◆ Exercise task
In how many lines of the data does the word "document" appear? Give the number by itself.

◆ Stored data
┏━━

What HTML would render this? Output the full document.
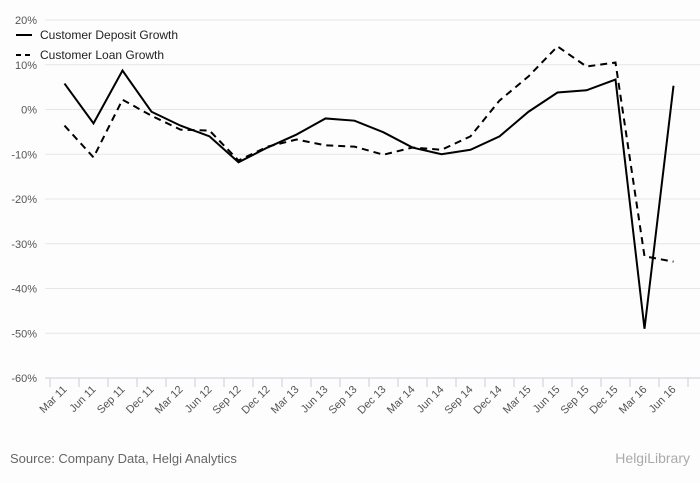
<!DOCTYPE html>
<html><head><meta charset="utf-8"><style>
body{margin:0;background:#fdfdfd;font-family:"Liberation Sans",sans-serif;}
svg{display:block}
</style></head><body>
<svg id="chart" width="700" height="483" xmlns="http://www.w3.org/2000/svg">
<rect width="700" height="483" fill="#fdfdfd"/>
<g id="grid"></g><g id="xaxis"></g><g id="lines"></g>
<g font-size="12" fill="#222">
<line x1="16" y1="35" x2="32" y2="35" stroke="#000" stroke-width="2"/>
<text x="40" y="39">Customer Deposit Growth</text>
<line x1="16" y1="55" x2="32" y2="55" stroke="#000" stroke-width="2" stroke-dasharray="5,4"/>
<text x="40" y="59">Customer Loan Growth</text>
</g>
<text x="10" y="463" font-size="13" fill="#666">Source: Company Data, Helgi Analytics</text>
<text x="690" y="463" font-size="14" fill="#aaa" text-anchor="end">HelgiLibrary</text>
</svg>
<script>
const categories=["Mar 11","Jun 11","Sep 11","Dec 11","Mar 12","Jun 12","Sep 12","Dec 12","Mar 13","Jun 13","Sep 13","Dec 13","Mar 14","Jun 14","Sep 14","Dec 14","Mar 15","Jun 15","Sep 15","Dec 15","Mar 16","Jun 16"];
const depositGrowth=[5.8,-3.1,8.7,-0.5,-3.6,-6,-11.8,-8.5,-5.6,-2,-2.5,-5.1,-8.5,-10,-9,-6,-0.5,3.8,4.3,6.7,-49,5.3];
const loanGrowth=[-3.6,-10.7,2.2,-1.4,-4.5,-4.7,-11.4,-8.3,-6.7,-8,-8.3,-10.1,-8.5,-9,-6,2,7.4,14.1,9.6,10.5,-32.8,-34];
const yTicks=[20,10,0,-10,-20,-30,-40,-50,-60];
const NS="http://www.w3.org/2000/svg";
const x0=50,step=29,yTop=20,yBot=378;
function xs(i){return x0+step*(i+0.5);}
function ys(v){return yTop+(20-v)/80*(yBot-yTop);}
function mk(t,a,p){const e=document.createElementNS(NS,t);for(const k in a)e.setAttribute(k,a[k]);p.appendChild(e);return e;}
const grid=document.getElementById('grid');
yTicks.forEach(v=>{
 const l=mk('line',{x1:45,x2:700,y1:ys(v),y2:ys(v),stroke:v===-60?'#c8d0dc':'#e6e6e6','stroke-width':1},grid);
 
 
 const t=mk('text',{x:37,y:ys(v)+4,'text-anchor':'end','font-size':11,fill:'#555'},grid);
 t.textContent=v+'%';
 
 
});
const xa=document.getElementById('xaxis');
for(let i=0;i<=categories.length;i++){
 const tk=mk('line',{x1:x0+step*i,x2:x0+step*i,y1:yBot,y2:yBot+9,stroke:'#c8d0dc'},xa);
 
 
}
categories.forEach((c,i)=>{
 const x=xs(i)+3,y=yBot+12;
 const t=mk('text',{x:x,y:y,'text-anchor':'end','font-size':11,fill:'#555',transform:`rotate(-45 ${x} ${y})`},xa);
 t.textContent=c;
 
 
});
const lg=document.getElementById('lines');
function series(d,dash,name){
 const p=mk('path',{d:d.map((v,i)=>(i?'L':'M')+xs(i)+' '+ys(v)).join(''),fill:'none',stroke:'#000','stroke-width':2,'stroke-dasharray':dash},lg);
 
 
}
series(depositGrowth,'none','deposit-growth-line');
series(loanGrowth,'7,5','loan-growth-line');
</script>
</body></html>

┗━━

◆ Correct result
5